+++ Given data +++

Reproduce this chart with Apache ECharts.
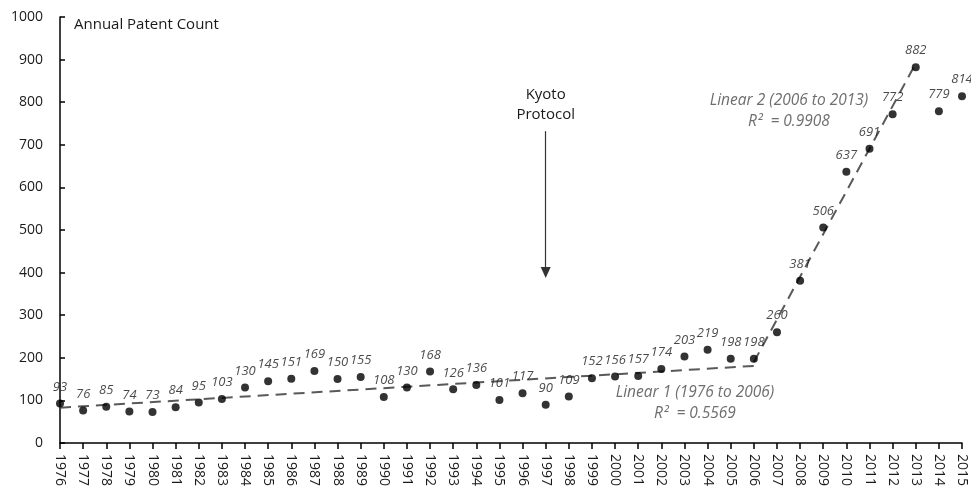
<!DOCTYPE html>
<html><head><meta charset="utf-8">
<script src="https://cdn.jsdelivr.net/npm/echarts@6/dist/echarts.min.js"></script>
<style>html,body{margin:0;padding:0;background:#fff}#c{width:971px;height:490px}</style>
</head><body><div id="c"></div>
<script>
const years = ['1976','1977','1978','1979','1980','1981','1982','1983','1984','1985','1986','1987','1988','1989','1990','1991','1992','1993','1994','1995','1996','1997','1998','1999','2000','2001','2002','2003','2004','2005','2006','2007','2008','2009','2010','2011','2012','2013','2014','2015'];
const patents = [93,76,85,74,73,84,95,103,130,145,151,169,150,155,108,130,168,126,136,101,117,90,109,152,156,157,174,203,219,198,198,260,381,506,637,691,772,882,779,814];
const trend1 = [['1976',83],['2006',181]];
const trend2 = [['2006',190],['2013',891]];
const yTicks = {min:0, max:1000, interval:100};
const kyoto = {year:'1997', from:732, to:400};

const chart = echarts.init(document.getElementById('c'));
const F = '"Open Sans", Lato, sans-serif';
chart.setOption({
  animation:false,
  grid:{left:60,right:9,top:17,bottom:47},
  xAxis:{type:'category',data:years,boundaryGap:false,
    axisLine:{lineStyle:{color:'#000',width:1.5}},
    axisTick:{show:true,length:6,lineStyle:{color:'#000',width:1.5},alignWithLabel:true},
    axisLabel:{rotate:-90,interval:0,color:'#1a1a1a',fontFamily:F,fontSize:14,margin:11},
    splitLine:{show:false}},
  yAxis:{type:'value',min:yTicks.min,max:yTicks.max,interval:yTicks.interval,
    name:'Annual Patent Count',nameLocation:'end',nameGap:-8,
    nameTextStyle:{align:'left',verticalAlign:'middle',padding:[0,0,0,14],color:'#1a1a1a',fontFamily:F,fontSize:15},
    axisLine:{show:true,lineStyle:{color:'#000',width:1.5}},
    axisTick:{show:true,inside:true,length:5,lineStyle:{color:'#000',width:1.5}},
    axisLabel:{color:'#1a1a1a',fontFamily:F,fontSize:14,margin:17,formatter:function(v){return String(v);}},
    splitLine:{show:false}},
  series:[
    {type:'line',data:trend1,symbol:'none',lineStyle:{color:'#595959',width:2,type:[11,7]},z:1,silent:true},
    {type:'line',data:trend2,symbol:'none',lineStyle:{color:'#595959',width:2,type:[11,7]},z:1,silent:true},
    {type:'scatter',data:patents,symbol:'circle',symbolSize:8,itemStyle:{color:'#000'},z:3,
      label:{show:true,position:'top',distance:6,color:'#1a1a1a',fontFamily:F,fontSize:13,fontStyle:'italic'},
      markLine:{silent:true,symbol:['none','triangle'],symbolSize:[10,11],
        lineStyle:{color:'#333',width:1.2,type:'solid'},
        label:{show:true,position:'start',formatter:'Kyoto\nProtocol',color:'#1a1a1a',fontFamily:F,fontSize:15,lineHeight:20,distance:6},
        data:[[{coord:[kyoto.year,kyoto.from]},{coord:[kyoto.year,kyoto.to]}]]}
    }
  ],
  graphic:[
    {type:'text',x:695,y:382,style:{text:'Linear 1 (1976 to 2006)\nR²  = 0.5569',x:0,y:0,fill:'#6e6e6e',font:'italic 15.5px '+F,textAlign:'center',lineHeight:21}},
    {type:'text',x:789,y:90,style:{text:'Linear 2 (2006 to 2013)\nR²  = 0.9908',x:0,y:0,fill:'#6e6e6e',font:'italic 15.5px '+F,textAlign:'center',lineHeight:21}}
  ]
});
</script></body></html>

+++
+++ Given data +++

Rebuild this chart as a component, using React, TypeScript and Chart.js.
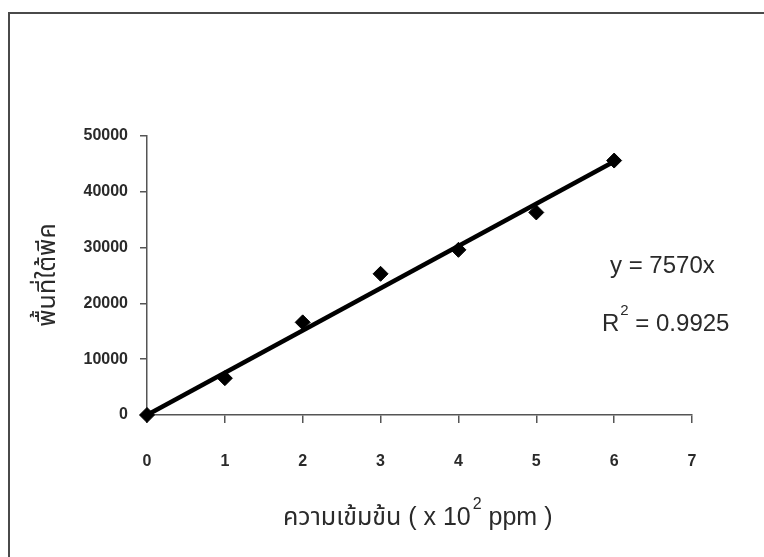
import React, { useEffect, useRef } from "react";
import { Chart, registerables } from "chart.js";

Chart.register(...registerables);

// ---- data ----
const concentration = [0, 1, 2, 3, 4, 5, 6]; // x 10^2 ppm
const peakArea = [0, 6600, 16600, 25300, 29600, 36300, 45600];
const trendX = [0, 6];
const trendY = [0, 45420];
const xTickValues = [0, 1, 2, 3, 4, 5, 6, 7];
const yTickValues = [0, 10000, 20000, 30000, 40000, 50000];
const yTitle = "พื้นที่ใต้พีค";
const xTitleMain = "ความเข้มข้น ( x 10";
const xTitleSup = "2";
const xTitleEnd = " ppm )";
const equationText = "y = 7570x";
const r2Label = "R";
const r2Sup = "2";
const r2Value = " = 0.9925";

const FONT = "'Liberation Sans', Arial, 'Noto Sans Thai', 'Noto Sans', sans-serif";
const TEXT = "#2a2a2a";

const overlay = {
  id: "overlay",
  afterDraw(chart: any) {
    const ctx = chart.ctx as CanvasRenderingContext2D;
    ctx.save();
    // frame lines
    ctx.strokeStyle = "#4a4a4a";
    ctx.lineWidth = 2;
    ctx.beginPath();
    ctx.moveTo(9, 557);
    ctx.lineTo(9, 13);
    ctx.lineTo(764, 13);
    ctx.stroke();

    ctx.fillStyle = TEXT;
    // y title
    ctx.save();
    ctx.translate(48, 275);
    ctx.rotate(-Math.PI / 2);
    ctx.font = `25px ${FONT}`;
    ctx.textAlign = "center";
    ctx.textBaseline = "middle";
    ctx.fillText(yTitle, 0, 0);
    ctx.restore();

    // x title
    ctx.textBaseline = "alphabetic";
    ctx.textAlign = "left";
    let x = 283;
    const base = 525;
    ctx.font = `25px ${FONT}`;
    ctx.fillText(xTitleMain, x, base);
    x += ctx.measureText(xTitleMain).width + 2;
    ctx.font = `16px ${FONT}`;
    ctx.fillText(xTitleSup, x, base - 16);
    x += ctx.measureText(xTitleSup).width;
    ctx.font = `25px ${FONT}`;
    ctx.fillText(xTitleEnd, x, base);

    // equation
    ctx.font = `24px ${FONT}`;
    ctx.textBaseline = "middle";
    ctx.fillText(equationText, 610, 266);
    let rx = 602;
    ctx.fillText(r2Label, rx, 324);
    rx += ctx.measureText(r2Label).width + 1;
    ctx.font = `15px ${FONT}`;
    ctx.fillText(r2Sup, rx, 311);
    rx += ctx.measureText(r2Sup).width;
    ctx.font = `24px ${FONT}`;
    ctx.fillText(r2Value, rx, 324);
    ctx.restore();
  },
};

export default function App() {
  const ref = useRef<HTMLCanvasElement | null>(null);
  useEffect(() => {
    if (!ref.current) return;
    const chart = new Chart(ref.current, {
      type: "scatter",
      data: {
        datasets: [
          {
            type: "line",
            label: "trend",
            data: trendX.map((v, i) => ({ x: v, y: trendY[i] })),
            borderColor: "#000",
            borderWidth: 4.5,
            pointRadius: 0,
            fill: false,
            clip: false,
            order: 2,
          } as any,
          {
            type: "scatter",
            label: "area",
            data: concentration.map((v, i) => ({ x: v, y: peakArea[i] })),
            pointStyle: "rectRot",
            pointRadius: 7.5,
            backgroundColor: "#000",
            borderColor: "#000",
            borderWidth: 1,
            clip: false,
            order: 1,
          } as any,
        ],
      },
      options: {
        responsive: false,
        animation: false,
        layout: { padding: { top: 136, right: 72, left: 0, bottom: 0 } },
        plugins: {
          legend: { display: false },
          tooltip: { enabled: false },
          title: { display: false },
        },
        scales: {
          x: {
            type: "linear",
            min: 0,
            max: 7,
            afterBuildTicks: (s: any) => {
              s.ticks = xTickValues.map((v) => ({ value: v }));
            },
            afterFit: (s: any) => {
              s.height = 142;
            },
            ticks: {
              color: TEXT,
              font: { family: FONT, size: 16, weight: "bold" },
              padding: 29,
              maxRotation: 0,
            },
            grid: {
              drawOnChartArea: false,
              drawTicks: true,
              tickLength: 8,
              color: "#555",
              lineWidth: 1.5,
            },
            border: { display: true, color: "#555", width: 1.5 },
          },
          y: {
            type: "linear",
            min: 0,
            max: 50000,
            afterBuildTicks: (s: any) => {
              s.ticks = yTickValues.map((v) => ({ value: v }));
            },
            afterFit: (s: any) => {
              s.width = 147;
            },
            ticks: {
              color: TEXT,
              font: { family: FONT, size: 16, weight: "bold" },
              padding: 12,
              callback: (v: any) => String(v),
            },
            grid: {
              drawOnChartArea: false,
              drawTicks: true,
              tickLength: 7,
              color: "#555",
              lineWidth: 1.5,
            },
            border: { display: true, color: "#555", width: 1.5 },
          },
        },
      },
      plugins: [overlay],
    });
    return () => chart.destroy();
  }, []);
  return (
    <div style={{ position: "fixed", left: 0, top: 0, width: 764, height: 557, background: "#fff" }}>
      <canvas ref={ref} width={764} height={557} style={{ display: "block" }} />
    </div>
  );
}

+++

Among the lines of the material, find those that hold the word "React" and copy them.

> [The completed task]:
Rebuild this chart as a component, using React, TypeScript and Chart.js.
import React, { useEffect, useRef } from "react";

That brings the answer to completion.